* Begin TASK INPUTS *

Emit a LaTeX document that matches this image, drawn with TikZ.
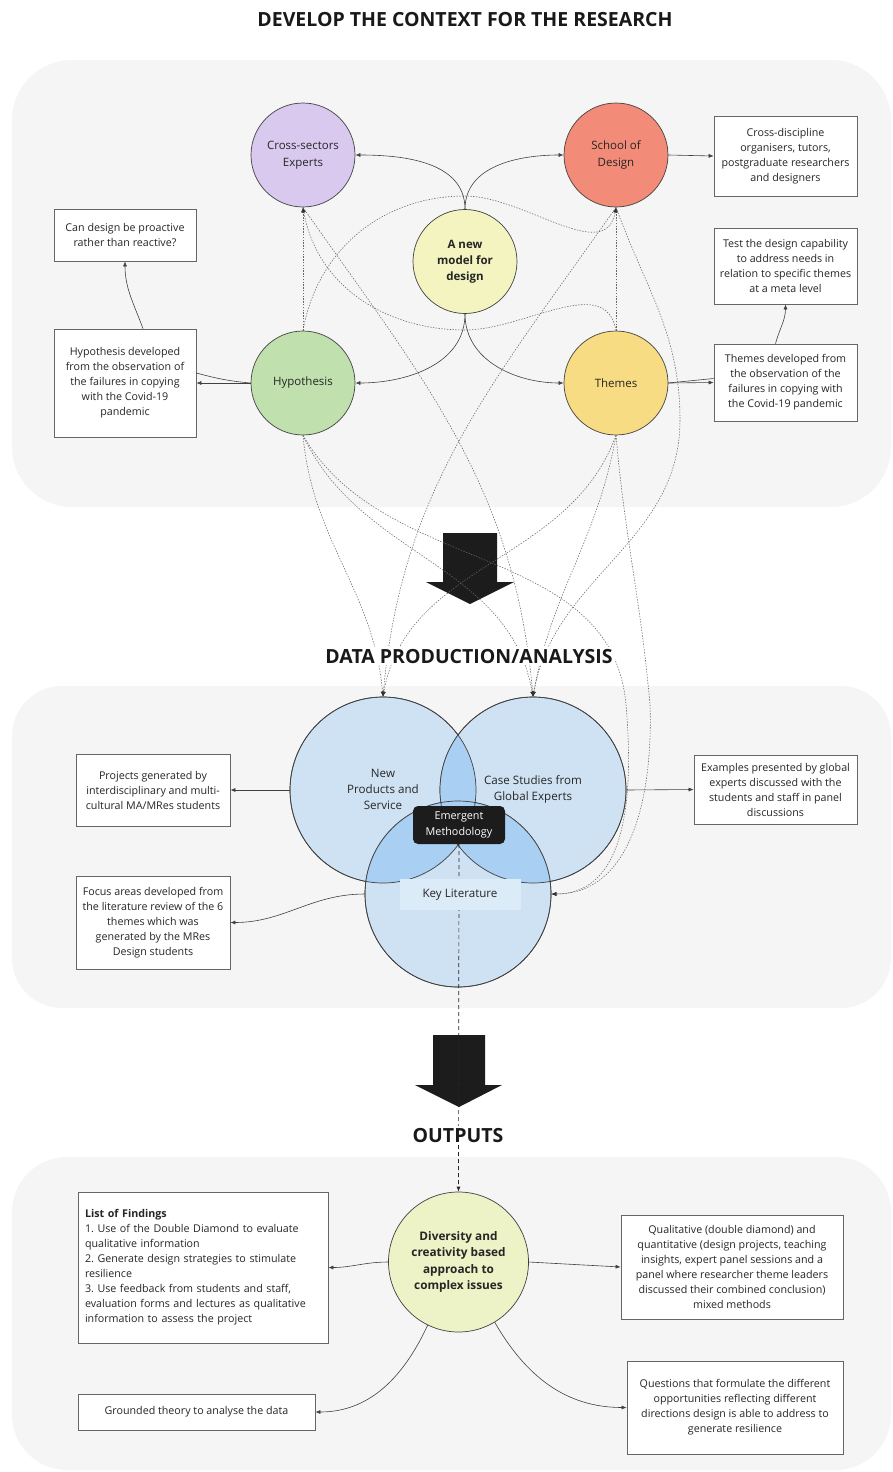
\documentclass[tikz,border=0pt]{standalone}
\usepackage{fontspec}
\setmainfont{Open Sans}
\usetikzlibrary{arrows.meta}

\definecolor{panelgrey}{HTML}{F5F5F5}
\definecolor{lavender}{HTML}{D9C9EF}
\definecolor{salmon}{HTML}{F28B78}
\definecolor{paleyellow}{HTML}{F4F4C1}
\definecolor{sage}{HTML}{C0E0AE}
\definecolor{sand}{HTML}{F7DC84}
\definecolor{vennlight}{HTML}{CFE2F3}
\definecolor{venndark}{HTML}{A9CFF2}
\definecolor{keylitbg}{HTML}{DCEBF8}
\definecolor{lime}{HTML}{EEF2C7}
\definecolor{arrowblack}{HTML}{1C1C1C}

\begin{document}
\begin{tikzpicture}[x=1pt, y=1pt,
    bubble/.style={circle, draw=black!75, line width=0.7pt, minimum size=104pt,
        inner sep=0pt, align=center, text=black!85, font=\fontsize{11.5}{16.5}\selectfont},
    notebox/.style={rectangle, draw=black!60, line width=0.7pt, fill=white,
        align=center, inner sep=3pt, text=black!85, font=\fontsize{10.7}{15}\selectfont\frenchspacing},
    vennring/.style={circle, draw=black!75, line width=0.7pt, fill=vennlight,
        minimum size=186pt, inner sep=0pt},
    venntext/.style={align=center, text=black!85, font=\fontsize{11.6}{16}\selectfont},
    heading/.style={fill=white, inner sep=2pt, text=black!90, anchor=base,
        font=\fontsize{19.5}{22}\selectfont\bfseries},
    solidlink/.style={draw=black!75, line width=0.6pt, -{Latex[length=5pt,width=4pt]}},
    dotlink/.style={draw=black!60, line width=0.55pt, dash pattern=on 1.4pt off 1.4pt,
        -{Latex[length=5pt,width=4pt,color=black!80]}},
    dashlink/.style={draw=black!85, line width=0.7pt, dash pattern=on 4pt off 3pt,
        -{Latex[length=5pt,width=4pt]}},
    backpanel/.style={fill=panelgrey}]
    \useasboundingbox (0,0) rectangle (893,-1472);

    % waypoints of the dotted routes
    \coordinate (W1) at (465,-196);
    \coordinate (W2) at (465,-330);
    \coordinate (W3) at (680,-420);
    \coordinate (W4) at (626,-705);
    \coordinate (W5) at (650,-705);

    \fill[backpanel, rounded corners=60pt] (12,-60) rectangle (891,-507); % context
    \fill[backpanel, rounded corners=50pt] (12,-686) rectangle (891,-1008); % data
    \fill[backpanel, rounded corners=55pt] (12,-1157) rectangle (891,-1470); % outputs

    \fill[arrowblack] (443,-533) -- (497,-533) -- (497,-582) -- (514,-582) -- (470,-604)
        -- (426,-582) -- (443,-582) -- cycle; % first arrow
    \fill[arrowblack] (433,-1035) -- (485,-1035) -- (485,-1085) -- (502,-1085) -- (459,-1107)
        -- (415,-1085) -- (433,-1085) -- cycle; % second arrow

    % context
    \node[bubble, fill=lavender] (exp) at (303,-155) {Cross-sectors\\Experts};
    \node[bubble, fill=salmon] (sch) at (616,-155) {School of\\Design};
    \node[bubble, fill=paleyellow, font=\fontsize{11.5}{16}\selectfont\bfseries] (model) at (465,-261.5) {A new\\model for\\design};
    \node[bubble, fill=sage] (hyp) at (303,-383) {Hypothesis};
    \node[bubble, fill=sand] (them) at (616,-383) {Themes};

    \node[notebox, minimum width=143pt, minimum height=80pt] (orgbox) at (785.5,-156)
        {Cross-discipline\\organisers, tutors,\\postgraduate researchers\\and designers};
    \node[notebox, minimum width=143pt, minimum height=76pt] (testbox) at (785.5,-266)
        {Test the design capability\\to address needs in\\relation to specific themes\\at a meta level};
    \node[notebox, minimum width=143pt, minimum height=77pt] (thbox) at (785.5,-382.5)
        {Themes developed from\\the observation of the\\failures in copying with\\the Covid-19 pandemic};
    \node[notebox, minimum width=142pt, minimum height=52pt] (canbox) at (125,-235)
        {Can design be proactive\\rather than reactive?};
    \node[notebox, minimum width=142pt, minimum height=108pt] (hypbox) at (125,-383)
        {Hypothesis developed\\from the observation of\\the failures in copying\\with the Covid-19\\pandemic};

    % data production
    \node[vennring] (newp) at (383,-790) {};
    \node[vennring] (case) at (533,-790) {};
    \node[vennring] (keylit) at (458,-894) {};
    \begin{scope}
        \clip (newp.center) circle[radius=93];
        \fill[venndark] (case.center) circle[radius=93];
        \fill[venndark] (keylit.center) circle[radius=93];
    \end{scope}
    \begin{scope}
        \clip (case.center) circle[radius=93];
        \fill[venndark] (keylit.center) circle[radius=93];
    \end{scope}
    \draw[black!75, line width=0.7pt] (newp.center) circle[radius=93]
        (case.center) circle[radius=93] (keylit.center) circle[radius=93];
    \node[venntext] (newptxt) at (383,-789) {New\\Products and\\Service};
    \node[venntext] (casetxt) at (533,-789) {Case Studies from\\Global Experts};

    \node[notebox, minimum width=154pt, minimum height=72pt] (projbox) at (153,-790)
        {Projects generated by\\interdisciplinary and multi-\\cultural MA/MRes students};
    \node[notebox, minimum width=154pt, minimum height=93pt] (focusbox) at (153,-922.5)
        {Focus areas developed from\\the literature review of the 6\\themes which was\\generated by the MRes\\Design students};
    \node[notebox, minimum width=163pt, minimum height=69pt] (exbox) at (775.5,-789.5)
        {Examples presented by global\\experts discussed with the\\students and staff in panel\\discussions};

    % outputs
    \node[bubble, fill=lime, minimum size=140pt, font=\fontsize{11.8}{16.3}\selectfont\bfseries] (div) at (458.5,-1262)
        {Diversity and\\creativity based\\approach to\\complex issues};
    \node[notebox, align=left, text width=236pt, inner sep=7pt, minimum height=151pt] (findbox) at (203,-1267.5)
        {\textbf{List of Findings}\\1. Use of the Double Diamond to evaluate\\qualitative information\\2. Generate design strategies to stimulate\\resilience\\3. Use feedback from students and staff,\\evaluation forms and lectures as qualitative\\information to assess the project};
    \node[notebox, minimum width=237pt, minimum height=36pt] (groundbox) at (196.5,-1412)
        {Grounded theory to analyse the data};
    \node[notebox, minimum width=222pt, minimum height=104pt] (qualbox) at (732,-1267)
        {Qualitative (double diamond) and\\quantitative (design projects, teaching\\insights, expert panel sessions and a\\panel where researcher theme leaders\\discussed their combined conclusion)\\mixed methods};
    \node[notebox, minimum width=216pt, minimum height=93pt] (qbox) at (735,-1407.5)
        {Questions that formulate the different\\opportunities reflecting different\\directions design is able to address to\\generate resilience};

    \node[fill=arrowblack, rounded corners=5pt, minimum width=92pt, minimum height=38pt, inner sep=0pt,
        align=center, text=white, font=\fontsize{10.8}{16}\selectfont] (emerg) at (459,-825) {Emergent\\Methodology};
    \draw[dashlink] (emerg.south) -- (div.north); % down to outputs
    \node[fill=keylitbg, minimum width=121pt, minimum height=31pt, text=black!85,
        font=\fontsize{11.6}{16}\selectfont] (keytxt) at (460,-894.5) {Key Literature};

    % dotted routes
    \draw[dotlink] (hyp.north) -- (exp.south);
    \draw[dotlink] (them.north) -- (sch.south);
    \draw[dotlink] (hyp.north) to[out=80, in=180] (W1) to[out=0, in=-100] (sch.south); % over
    \draw[dotlink] (them.north) to[out=100, in=0] (W2) to[out=180, in=-80] (exp.south); % under
    \draw[dotlink] (exp.south) to[out=-55, in=95] (case.north);
    \draw[dotlink] (sch.south) to[out=-125, in=85] (newp.north);
    \draw[dotlink] (sch.south) to[out=-70, in=90] (W3) to[out=-90, in=80] (case.north);
    \draw[dotlink] (hyp.south) to[out=-85, in=95] (newp.north);
    \draw[dotlink] (hyp.south) to[out=-65, in=100] (case.north);
    \draw[dotlink] (hyp.south) to[out=-60, in=95] (W4) to[out=-85, in=0] (keylit.east);
    \draw[dotlink] (them.south) to[out=-110, in=80] (newp.north);
    \draw[dotlink] (them.south) to[out=-100, in=80] (case.north);
    \draw[dotlink] (them.south) to[out=-85, in=95] (W5) to[out=-88, in=0] (keylit.east);

    % solid links
    \draw[solidlink] (model.north) to[out=90, in=0] (exp.east);
    \draw[solidlink] (model.north) to[out=90, in=180] (sch.west);
    \draw[solidlink] (model.south) to[out=-90, in=0] (hyp.east);
    \draw[solidlink] (model.south) to[out=-90, in=180] (them.west);
    \draw[solidlink] (sch.east) -- (orgbox.west);
    \draw[solidlink] (them.east) -- (thbox.west);
    \draw[draw=black!75, line width=0.6pt] (them.east) -- ([yshift=4pt]thbox.west);
    \draw[solidlink] (hyp.west) -- (hypbox.east);
    \draw[draw=black!75, line width=0.6pt] (hyp.west) to[out=175, in=-15] ([yshift=10pt]hypbox.east);
    \draw[solidlink] ([xshift=-10pt]thbox.north) to[out=75, in=-90] (testbox.south);
    \draw[solidlink] ([xshift=18pt]hypbox.north) to[out=110, in=-90] (canbox.south);
    \draw[solidlink] (newp.west) -- (projbox.east);
    \draw[solidlink] (case.east) -- (exbox.west);
    \draw[solidlink] (keylit.west) to[out=180, in=0] (focusbox.east);
    \draw[solidlink] (div.west) to[out=180, in=0] (findbox.east);
    \draw[solidlink] (div.east) -- (qualbox.west);
    \draw[solidlink] (div.244) to[out=-115, in=0] (groundbox.east);
    \draw[solidlink] (div.-59) to[out=-60, in=180] (qbox.west);

    \node[heading] (title) at (465,-27) {DEVELOP THE CONTEXT FOR THE RESEARCH};
    \node[heading] (dataprod) at (469,-663) {DATA PRODUCTION/ANALYSIS};
    \node[heading] (outputs) at (458,-1142) {OUTPUTS};
\end{tikzpicture}
\end{document}
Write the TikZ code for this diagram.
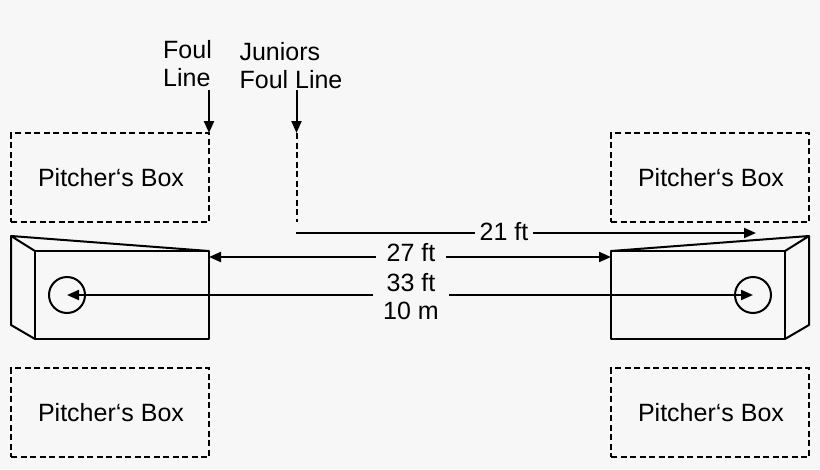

* End TASK INPUTS *

— WHAT YOU NEED TO DO —
How many of the lines above include the string "that"? Reply with the number by itself.

— EXERCISE OUTPUT —
2